Pinker even ventures that parenting may not be that important after all.

Why is it, that in a family of three or four children, each one turns out differently? Birth order was the old psychoanalytical explanation. With evolutionary biology casting serious doubts on Freud, Pinker offers a new theory: maybe each of our children is different, even when they have been parented the same way, because they were born different. Secondly, maybe they are different because they operate in their own peer groups in school and at play.

A child's peer group may actually be more important to the formation of personality than parenting, Pinker ventures. After all, children in groups tend to adopt set roles in order to belong.

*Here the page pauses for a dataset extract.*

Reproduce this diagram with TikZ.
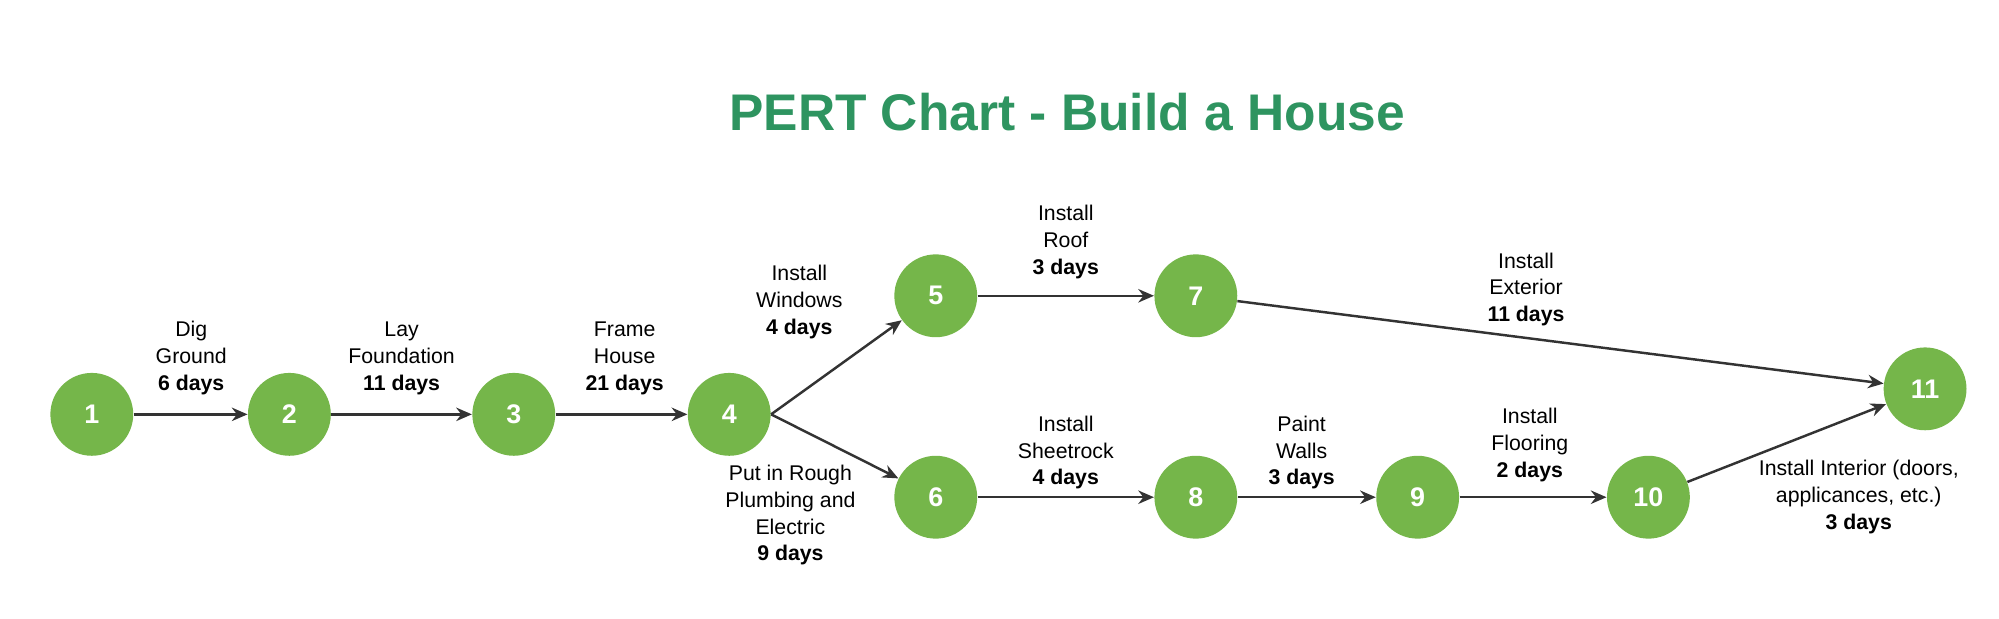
\documentclass[tikz,border=0pt]{standalone}
\usepackage{fontspec}
\setmainfont{Liberation Sans}
\usetikzlibrary{arrows.meta}
\definecolor{evgreen}{HTML}{75B64A}
\definecolor{ttlgreen}{HTML}{2E9460}
\definecolor{arrgray}{HTML}{333333}
\tikzset{
    event/.style={circle, fill=evgreen, minimum size=1.3cm, inner sep=0pt,
        text=white, font=\fontsize{12}{14}\selectfont\bfseries},
    act/.style={-{Stealth[length=7pt,width=6pt]}, arrgray, line width=1.1pt},
    task/.style={align=center, font=\fontsize{9.5}{12}\selectfont}
}
\begin{document}
\begin{tikzpicture}[x=0.02cm, y=-0.02cm]
\useasboundingbox (0,0) rectangle (1568,485);

% Title
\node[font=\fontsize{23}{26}\selectfont\bfseries, text=ttlgreen] (title) at (837,88) {PERT Chart - Build a House};

% Events
\node[event] (e1) at (72,325) {1};
\node[event] (e2) at (227,325) {2};
\node[event] (e3) at (403,325) {3};
\node[event] (e4) at (572,325) {4};
\node[event] (e5) at (734,232) {5};
\node[event] (e6) at (734,390) {6};
\node[event] (e7) at (938,232) {7};
\node[event] (e8) at (938,390) {8};
\node[event] (e9) at (1112,390) {9};
\node[event] (e10) at (1293,390) {10};
\node[event] (e11) at (1510,305) {11};

% Activities
\draw[act] (e1) -- (e2);
\draw[act] (e2) -- (e3);
\draw[act] (e3) -- (e4);
\draw[act] (e4.east) -- (e5);
\draw[act] (e4.east) -- (e6);
\draw[act] (e5) -- (e7);
\draw[act] (e6) -- (e8);
\draw[act] (e7) -- (e11);
\draw[act] (e8) -- (e9);
\draw[act] (e9) -- (e10);
\draw[act] (e10) -- (e11);

% Task labels
\node[task] (t12) at (150,281) {Dig\\Ground\\\textbf{6 days}};
\node[task] (t23) at (315,281) {Lay\\Foundation\\\textbf{11 days}};
\node[task] (t34) at (490,281) {Frame\\House\\\textbf{21 days}};
\node[task] (t45) at (627,237) {Install\\Windows\\\textbf{4 days}};
\node[task] (t46) at (620,404) {Put in Rough\\Plumbing and\\Electric\\\textbf{9 days}};
\node[task] (t57) at (836,190) {Install\\Roof\\\textbf{3 days}};
\node[task] (t711) at (1197,227) {Install\\Exterior\\\textbf{11 days}};
\node[task] (t68) at (836,355) {Install\\Sheetrock\\\textbf{4 days}};
\node[task] (t89) at (1021,355) {Paint\\Walls\\\textbf{3 days}};
\node[task] (t910) at (1200,349) {Install\\Flooring\\\textbf{2 days}};
\node[task] (t1011) at (1458,390) {Install Interior (doors,\\applicances, etc.)\\\textbf{3 days}};

\end{tikzpicture}
\end{document}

It's an interesting and controversial theory. And it gets parents off the hook, to a degree. I've met many fine parents who have children who get in and out of trouble. In many cases, the children are living in areas where their peer groups are also in and out of trouble. For a parent, where you live may be as important as how you parent.

Life happens to us. We cannot control it all the time, any more than we can turn our children into talented, emotionally literate geniuses. So let's relax a little.